Grand cinéaste de la famille et de l’enfance (les chef-d’œuvre Nobody Knows, Une affaire de Famille, Tel père, tel fils…) , Kore-eda nous bouleverse à nouveau avec ce drame qui prend place dans un Japon encore très conservateur, étouffé par le poids des traditions et des tabous.
Le réalisateur nippon prend le temps d’installer son histoire et il faut au spectateur appréhender la structure d’une narration à la temporalité éclatée, qui tord et alterne les points de vue.
C’est déroutant et le procédé peut nous perdre au début, mais il permet au réalisateur de mettre en place son récit en y ajoutant très progressivement des briques pour nous aider à le comprendre tout en jouant de fausses pistes et de faux semblants. C’est surtout le cas lors des deux premiers « actes » qui adoptent successivement le point de vue de la mère de Minato puis du professeur qu’il accuse de maltraitance. Tout en restant volontairement évasif, Kore-Eda y expose les conséquences dramatiques de la rumeur et du jugement du statut social. Ce n’est qu’après avoir posé et présenté la vision forcément parcellaire de ceux qui l’entourent que L’Innocence va se recentrer sur Minato, le jeune garçon qui a tout déclenché. Dans une mise en scène élégante et précise, presque aérienne, le réalisateur va mettre en place sa mécanique du drame, subtile et d’une immense pudeur. Il nous remet les clefs de l’histoire de Minato, met des mots et des images sur son mal-être et nous donne les raisons de son mensonge. On comprend tout ce qui nous apparaissait flou jusque-là, c’est violent et dévastateur.

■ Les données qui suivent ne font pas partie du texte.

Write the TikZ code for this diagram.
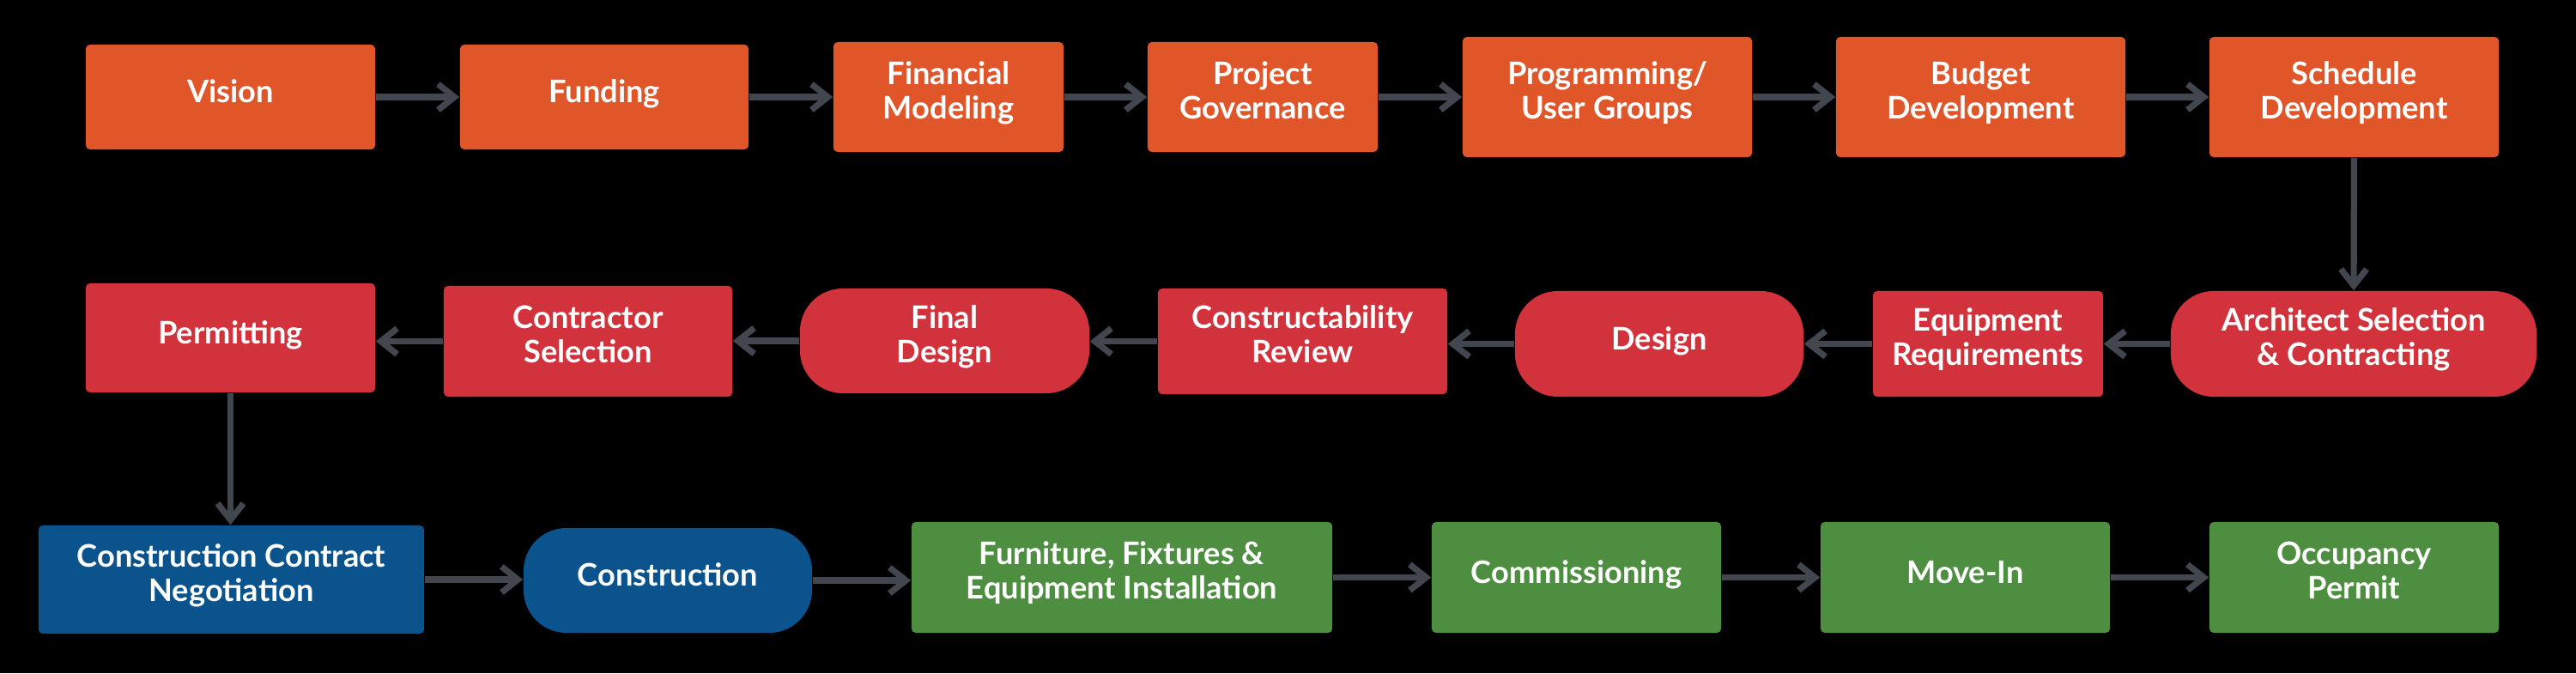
\documentclass[tikz,border=0pt]{standalone}
\usepackage{fontspec}
\setmainfont{Lato}
\usetikzlibrary{arrows.meta}
\definecolor{cOrange}{HTML}{E05629}
\definecolor{cRed}{HTML}{D2323C}
\definecolor{cBlue}{HTML}{0A538C}
\definecolor{cGreen}{HTML}{4E8E41}
\definecolor{cArrow}{HTML}{42474F}
\tikzset{
  box/.style={rectangle, rounded corners=0.05cm, inner sep=0pt, align=center,
    text=white, font=\fontsize{10.3}{11.4}\selectfont\bfseries,
    execute at begin node={\rule{0pt}{8.5pt}},
    execute at end node={\rule[-4.6pt]{0pt}{4.6pt}}},
  pill/.style={box, rounded corners=0.5cm},
  obox/.style={box, fill=cOrange},
  rbox/.style={box, fill=cRed},
  rpill/.style={pill, fill=cRed},
  bbox/.style={box, fill=cBlue},
  bpill/.style={pill, fill=cBlue},
  gbox/.style={box, fill=cGreen},
  conn/.style={draw=cArrow, line width=0.072cm,
    -{Straight Barb[length=0.19cm, width=0.30cm]}},
}
\begin{document}
\begin{tikzpicture}[x=0.01cm, y=-0.01cm]
\fill[black] (0,0) rectangle (3001,784);
\useasboundingbox (0,0) rectangle (3001,784);
% Row 1
\node[obox, minimum width=3.37cm, minimum height=1.22cm] (vision) at (268.5,113) {Vision};
\node[obox, minimum width=3.36cm, minimum height=1.22cm] (funding) at (704,113) {Funding};
\node[obox, minimum width=2.68cm, minimum height=1.28cm] (finmod) at (1105,113) {Financial\\Modeling};
\node[obox, minimum width=2.68cm, minimum height=1.28cm] (projgov) at (1471,113) {Project\\Governance};
\node[obox, minimum width=3.37cm, minimum height=1.40cm] (prog) at (1872.5,113) {Programming/\\User Groups};
\node[obox, minimum width=3.37cm, minimum height=1.40cm] (budget) at (2307.5,113) {Budget\\Development};
\node[obox, minimum width=3.37cm, minimum height=1.40cm] (schedule) at (2742.5,113) {Schedule\\Development};
% Row 2
\node[rbox, minimum width=3.37cm, minimum height=1.27cm] (permit) at (268.5,393.5) {Permitting};
\node[rbox, minimum width=3.36cm, minimum height=1.29cm] (contractor) at (685,397.5) {Contractor\\Selection};
\node[rpill, minimum width=3.37cm, minimum height=1.22cm] (final) at (1100.5,397) {Final\\Design};
\node[rbox, minimum width=3.37cm, minimum height=1.23cm] (construct) at (1517.5,397.5) {Constructability\\Review};
\node[rpill, minimum width=3.36cm, minimum height=1.23cm] (design) at (1933,400.5) {Design};
\node[rbox, minimum width=2.68cm, minimum height=1.23cm] (equip) at (2316,400.5) {Equipment\\Requirements};
\node[rpill, minimum width=4.26cm, minimum height=1.23cm] (architect) at (2742,400.5) {Architect Selection\\\& Contracting};
% Row 3
\node[bbox, minimum width=4.49cm, minimum height=1.26cm] (ccn) at (269.5,675) {Construction Contract\\Negotiation};
\node[bpill, minimum width=3.36cm, minimum height=1.22cm] (construction) at (778,676) {Construction};
\node[gbox, minimum width=4.90cm, minimum height=1.29cm] (ffe) at (1307,672.5) {Furniture, Fixtures \&\\Equipment Installation};
\node[gbox, minimum width=3.37cm, minimum height=1.29cm] (comm) at (1836.5,672.5) {Commissioning};
\node[gbox, minimum width=3.37cm, minimum height=1.29cm] (movein) at (2289.5,672.5) {Move-In};
\node[gbox, minimum width=3.37cm, minimum height=1.29cm] (occ) at (2742.5,672.5) {Occupancy\\Permit};
% Connectors row 1
\draw[conn] (vision.east) -- (funding.west);
\draw[conn] (funding.east) -- (funding.east -| finmod.west);
\draw[conn] (finmod.east) -- (projgov.west);
\draw[conn] (projgov.east) -- (projgov.east -| prog.west);
\draw[conn] (prog.east) -- (budget.west);
\draw[conn] (budget.east) -- (schedule.west);
\draw[conn] (schedule.south) -- (architect.north);
% Connectors row 2
\draw[conn] (architect.west) -- (equip.east);
\draw[conn] (equip.west) -- (design.east);
\draw[conn] (design.west) -- (design.west -| construct.east);
\draw[conn] (construct.west) -- (construct.west -| final.east);
\draw[conn] (final.west) -- (final.west -| contractor.east);
\draw[conn] (contractor.west) -- (contractor.west -| permit.east);
\draw[conn] (permit.south) -- (permit.south |- ccn.north);
% Connectors row 3
\draw[conn] (ccn.east) -- (ccn.east -| construction.west);
\draw[conn] (construction.east) -- (construction.east -| ffe.west);
\draw[conn] (ffe.east) -- (comm.west);
\draw[conn] (comm.east) -- (movein.west);
\draw[conn] (movein.east) -- (occ.west);
\end{tikzpicture}
\end{document}
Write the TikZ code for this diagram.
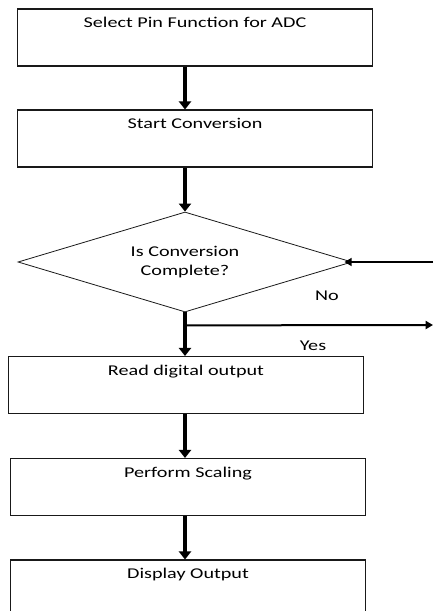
\documentclass[tikz,border=0pt]{standalone}
\usepackage{fontspec}
\setmainfont[FakeStretch=1.35]{Carlito}
\usepackage{tikz}
\usetikzlibrary{shapes.geometric, arrows.meta, positioning, calc}
\definecolor{flowline}{RGB}{25,25,25}

\tikzset{
  procbox/.style={rectangle, draw=flowline, line width=0.8pt, minimum width=266pt, minimum height=42.75pt, inner sep=0pt},
  boxtext/.style={anchor=north, inner sep=0pt, yshift=-6.5pt, font=\fontsize{11.2}{13}\selectfont},
  decision/.style={diamond, aspect=3.3, draw=flowline, line width=0.6pt, minimum width=250.5pt, minimum height=75pt, inner sep=0pt, align=center, font=\fontsize{11.2}{14}\selectfont},
  flowarrow/.style={draw=black, line width=2.6pt, -{Triangle[width=9pt,length=6pt]}},
  sidearrow/.style={draw=black, line width=1.5pt, -{Triangle[width=6pt,length=5.5pt]}},
  branchtext/.style={inner sep=0pt, font=\fontsize{11.2}{13}\selectfont}
}

\begin{document}
\begin{tikzpicture}[x=0.75pt, y=-0.75pt]
    \clip (0,0) rectangle (433,611);
    % process steps
    \node[procbox, label={[boxtext]north:Select Pin Function for ADC}] (selpin) at (195,37.5) {};
    \node[procbox, label={[boxtext]north:Start Conversion}] (startconv) at (195,138.5) {};
    \node[decision] (convdone) at (185,262) {Is Conversion\\Complete?};
    \node[procbox, label={[boxtext]north:Read digital output}] (readout) at (186,385) {};
    \node[procbox, label={[boxtext]north:Perform Scaling}] (scaling) at (188,487) {};
    \node[procbox, label={[boxtext]north:Display Output}] (display) at (188,588.5) {};

    % branch labels
    \node[branchtext] (nolabel) at (327,296) {No};
    \node[branchtext] (yeslabel) at (313,346) {Yes};

    \coordinate (split) at ($(convdone.south)+(0,13)$);
    \coordinate (loopin) at (433,262);
    \coordinate (exitout) at (433,325);

    % connectors
    \draw[flowarrow] (selpin.south -| convdone) -- (startconv.north -| convdone);
    \draw[flowarrow] (startconv.south -| convdone) -- (convdone.north);
    \draw[flowarrow] (convdone.south) -- (readout.north -| convdone);
    \draw[flowarrow] (readout.south -| convdone) -- (scaling.north -| convdone);
    \draw[flowarrow] (scaling.south -| convdone) -- (display.north -| convdone);
    \draw[sidearrow, shorten >=-6pt] (loopin) -- (convdone.east);
    \draw[sidearrow] (split) -- (exitout);
\end{tikzpicture}
\end{document}
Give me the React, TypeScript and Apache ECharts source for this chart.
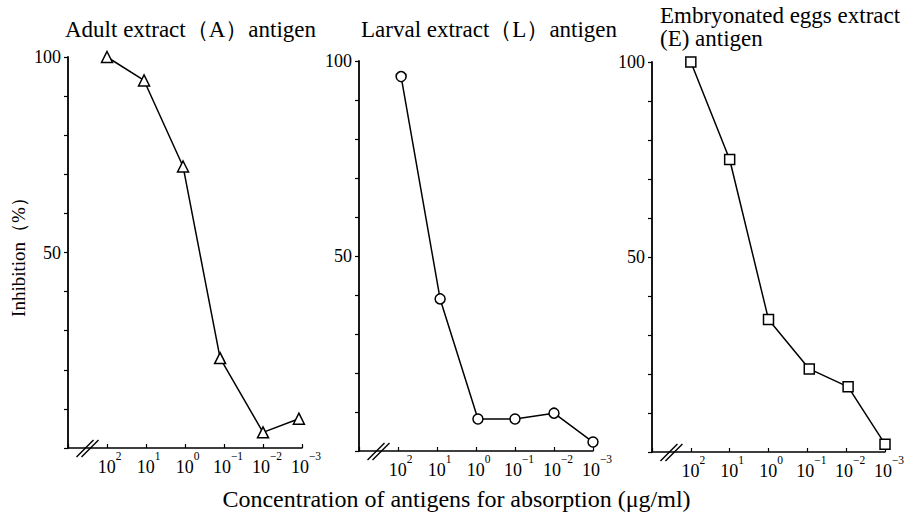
import React, { useEffect, useRef } from "react";
import * as echarts from "echarts";

// exponent of concentration (10^n µg/ml); axis runs from 10^2 (left) to 10^-3 (right)
const xTickExponents = [2, 1, 0, -1, -2, -3];
const supText: Record<string, string> = { "2": "2", "1": "1", "0": "0", "-1": "−1", "-2": "−2", "-3": "−3" };

const adultX = [2, 1.05, 0.05, -0.9, -2, -2.92];
const adultY = [100, 94, 72, 23, 4, 7.5];

const larvalX = [1.92, 0.92, -0.05, -1, -2, -3];
const larvalY = [96, 39, 8.2, 8.2, 9.7, 2.3];

const eggX = [2, 1, 0, -1.05, -2.05, -3];
const eggY = [100, 75, 34, 21.3, 16.7, 2];

const yLabels = [50, 100];

const titles = ["Adult extract（A）antigen", "Larval extract（L）antigen", "Embryonated eggs extract\n(E) antigen"];
const yName = "Inhibition（%）";
const xName = "Concentration of antigens for absorption (μg/ml)";

const FONT = '"Liberation Serif", "Times New Roman", serif';
const INK = "#000";

const grids = [
  { left: 68, top: 57, width: 234, height: 391 },
  { left: 359, top: 61, width: 234, height: 390 },
  { left: 652, top: 62, width: 233, height: 390 },
];

function zip(xs: number[], ys: number[]) {
  return xs.map((x, i) => [x, ys[i]]);
}

export default function App() {
  const ref = useRef<HTMLDivElement>(null);

  useEffect(() => {
    if (!ref.current) return;
    const chart = echarts.init(ref.current, null, { renderer: "svg" });

    const xAxes = grids.map((_, i) => ({
      type: "value",
      gridIndex: i,
      min: -3,
      max: 3,
      interval: 1,
      inverse: true,
      splitLine: { show: false },
      axisLine: { show: true, onZero: false, lineStyle: { color: INK, width: 1.5 } },
      axisTick: { show: true, inside: true, length: 4, lineStyle: { color: INK, width: 1.2 } },
      axisLabel: {
        show: true,
        showMinLabel: true,
        showMaxLabel: true,
        margin: 2,
        color: INK,
        fontFamily: FONT,
        formatter: (v: number) => {
          if (!xTickExponents.includes(v)) return "";
          const s = supText[String(v)];
          const pad = s.length > 1 ? "pb" : "pa";
          return `{${pad}| }{b|10}{s|${s}}`;
        },
        rich: {
          b: { fontSize: 18, fontFamily: FONT, color: INK, lineHeight: 26, verticalAlign: "bottom" },
          s: { fontSize: 11.5, fontFamily: FONT, color: INK, lineHeight: 12, verticalAlign: "top" },
          pa: { width: 5, fontSize: 11, lineHeight: 12 },
          pb: { width: 8, fontSize: 11, lineHeight: 12 },
        },
      },
    }));

    const yAxes = grids.map((_, i) => ({
      type: "value",
      gridIndex: i,
      min: 0,
      max: 100,
      interval: 10,
      splitLine: { show: false },
      axisLine: { show: true, onZero: false, lineStyle: { color: INK, width: 1.8 } },
      axisTick: { show: true, inside: false, length: 4, lineStyle: { color: INK, width: 1.2 } },
      axisLabel: {
        show: true,
        margin: 7,
        color: INK,
        fontSize: 18,
        fontFamily: FONT,
        formatter: (v: number) => (yLabels.includes(v) ? String(v) : ""),
      },
      ...(i === 0
        ? {
            name: yName,
            nameLocation: "middle",
            nameGap: 40,
            nameRotate: 90,
            nameTextStyle: { color: INK, fontSize: 19, fontFamily: FONT },
          }
        : {}),
    }));

    const seriesStyle = (symbol: string, size: number) => ({
      type: "line",
      symbol,
      symbolSize: size,
      showAllSymbol: true,
      lineStyle: { color: INK, width: 1.5 },
      itemStyle: { color: "#fff", borderColor: INK, borderWidth: 1.5 },
      emphasis: { disabled: true },
    });

    const titleStyle = { color: INK, fontSize: 23, fontWeight: "normal", fontFamily: FONT };

    chart.setOption({
      animation: false,
      backgroundColor: "#fff",
      title: [
        { text: titles[0], left: 60, top: 13, textStyle: titleStyle },
        { text: titles[1], left: 356, top: 13, textStyle: titleStyle },
        { text: titles[2], left: 655, top: -1, textStyle: { ...titleStyle, lineHeight: 23 } },
        { text: xName, left: "center", top: 482, textStyle: { ...titleStyle, fontSize: 24 } },
      ],
      grid: grids.map((g) => ({ ...g, containLabel: false })),
      xAxis: xAxes,
      yAxis: yAxes,
      series: [
        { ...seriesStyle("triangle", 11), xAxisIndex: 0, yAxisIndex: 0, data: zip(adultX, adultY) },
        { ...seriesStyle("circle", 10), xAxisIndex: 1, yAxisIndex: 1, data: zip(larvalX, larvalY) },
        { ...seriesStyle("rect", 10), xAxisIndex: 2, yAxisIndex: 2, data: zip(eggX, eggY) },
      ],
    });

    // axis-break marks "//" on each x axis
    const graphics: any[] = [];
    grids.forEach((_, i) => {
      const p = chart.convertToPixel({ gridIndex: i }, [2.5, 0]) as number[];
      if (!p) return;
      [-2.5, 2.5].forEach((dx) => {
        graphics.push({
          type: "line",
          shape: { x1: p[0] + dx - 8.5, y1: p[1] + 9, x2: p[0] + dx + 8.5, y2: p[1] - 8 },
          style: { stroke: INK, lineWidth: 1.4 },
          z: 10,
        });
      });
    });
    chart.setOption({ graphic: graphics });

    return () => chart.dispose();
  }, []);

  return <div ref={ref} style={{ position: "fixed", left: 0, top: 0, width: 913, height: 515 }} />;
}
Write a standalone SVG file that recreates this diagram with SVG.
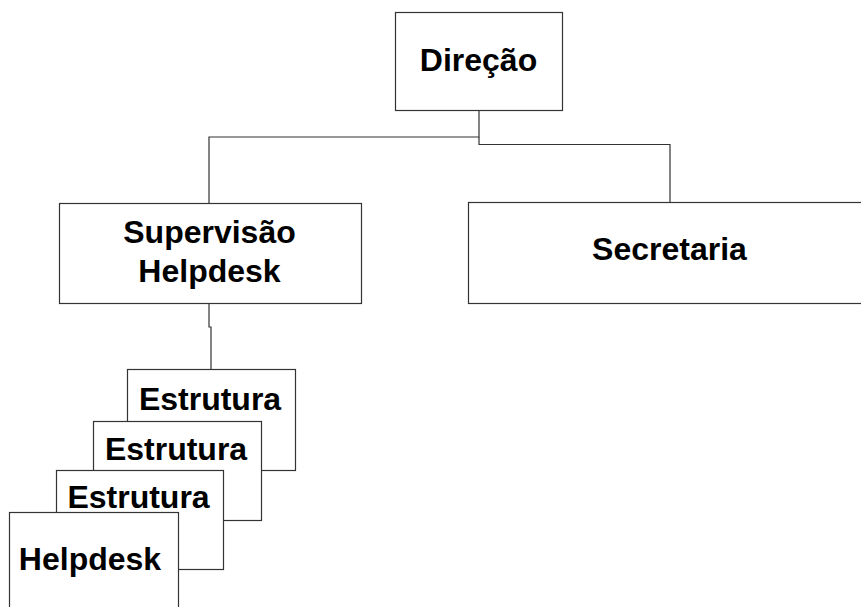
<svg xmlns="http://www.w3.org/2000/svg" width="861" height="607" viewBox="0 0 861 607">
<style>
.box{fill:#fff;stroke:#333;stroke-width:1.2}
.t{font-family:"Liberation Sans",Arial,sans-serif;font-weight:bold;font-size:32px;fill:#000;text-anchor:middle}
.c{fill:none;stroke:#333;stroke-width:1.2}
</style>
<rect width="861" height="607" fill="#fff"/>
<g id="connectors">
<polyline class="c" points="479,110 479,137 209,137 209,203"/>
<polyline class="c" points="479,137 479,144.5 670,144.5 670,202"/>
<polyline class="c" points="209,303 209,327 211,327 211,369"/>
</g>
<g id="direcao"><rect class="box" x="395.5" y="12.5" width="167" height="98"/><text class="t" x="478.5" y="71">Direção</text></g>
<g id="supervisao"><rect class="box" x="59.5" y="203.5" width="302" height="100"/><text class="t" x="209.5" y="243">Supervisão</text><text class="t" x="209.5" y="282">Helpdesk</text></g>
<g id="secretaria"><rect class="box" x="468.5" y="202.5" width="404" height="101"/><text class="t" x="669.5" y="260">Secretaria</text></g>
<g id="estrutura1"><rect class="box" x="127.5" y="369.5" width="168" height="101"/><text class="t" x="210" y="410">Estrutura</text></g>
<g id="estrutura2"><rect class="box" x="93.5" y="421.5" width="168" height="99"/><text class="t" x="176" y="460">Estrutura</text></g>
<g id="estrutura3"><rect class="box" x="56.5" y="470.5" width="167" height="99"/><text class="t" x="138.5" y="508">Estrutura</text></g>
<g id="helpdesk"><rect class="box" x="9.5" y="512.5" width="169" height="100"/><text class="t" x="90" y="570">Helpdesk</text></g>
</svg>
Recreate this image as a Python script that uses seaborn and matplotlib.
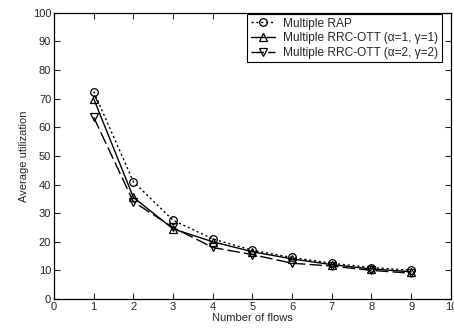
import matplotlib
matplotlib.use("Agg")
import matplotlib.pyplot as plt
import seaborn as sns
import pandas as pd

flows = [1, 2, 3, 4, 5, 6, 7, 8, 9]
rap = [72.5, 41, 27.5, 21, 17, 14.5, 12.5, 11, 10]
rrc_11 = [70, 35.5, 24.5, 20, 16.5, 14, 12, 10.5, 9.5]
rrc_22 = [63.5, 34, 25, 18, 15.5, 12.5, 11.5, 10, 9]
names = ['Multiple RAP',
         'Multiple RRC-OTT (\u03b1=1, \u03b3=1)',
         'Multiple RRC-OTT (\u03b1=2, \u03b3=2)']

df = pd.DataFrame({
    'flows': flows * 3,
    'util': rap + rrc_11 + rrc_22,
    'series': [names[0]] * 9 + [names[1]] * 9 + [names[2]] * 9,
})

sns.set_style('white')
plt.rcParams['font.family'] = ['Liberation Sans', 'DejaVu Sans']

fig = plt.figure(figsize=(4.54, 3.3), dpi=100)
ax = fig.add_axes([0.119, 0.094, 0.874, 0.867])

sns.lineplot(data=df, x='flows', y='util', hue='series', style='series',
             palette=['black'] * 3,
             markers={names[0]: 'o', names[1]: '^', names[2]: 'v'},
             dashes={names[0]: (1.5, 2), names[1]: '', names[2]: (9, 3)},
             markersize=5.5, markerfacecolor='none', markeredgecolor='black',
             markeredgewidth=0.9, linewidth=1.0, ax=ax)

ax.set_xlim(0, 10)
ax.set_ylim(0, 100)
ax.set_xticks(range(0, 11))
ax.set_yticks(range(0, 101, 10))
ax.tick_params(direction='in', length=4, labelsize=8, width=0.8,
               top=True, right=True, bottom=True, left=True, pad=2)
for s in ax.spines.values():
    s.set_color('black')
    s.set_linewidth(0.9)
ax.set_xlabel('Number of flows', fontsize=8, labelpad=1)
ax.set_ylabel('Average utilization', fontsize=8, labelpad=3)

leg = ax.legend(loc='upper right', bbox_to_anchor=(0.98, 1.0),
                fontsize=8.6, fancybox=False,
                edgecolor='black', framealpha=1, handlelength=2.0,
                borderaxespad=0.1, labelspacing=0.22, borderpad=0.3,
                handletextpad=0.7)
leg.get_frame().set_linewidth(0.8)

fig.savefig('out.png', dpi=100)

L’Innocence est peut-être moins accessible et évident que certains des meilleurs films de Kore-Eda à cause de la sophistication de sa narration qui empêche dans un premier temps le spectateur d’être tout à fait en empathie avec les personnage, mais son dernier acte et sa conclusion figure sans doute parmi ce qu’il a filmé de plus fort.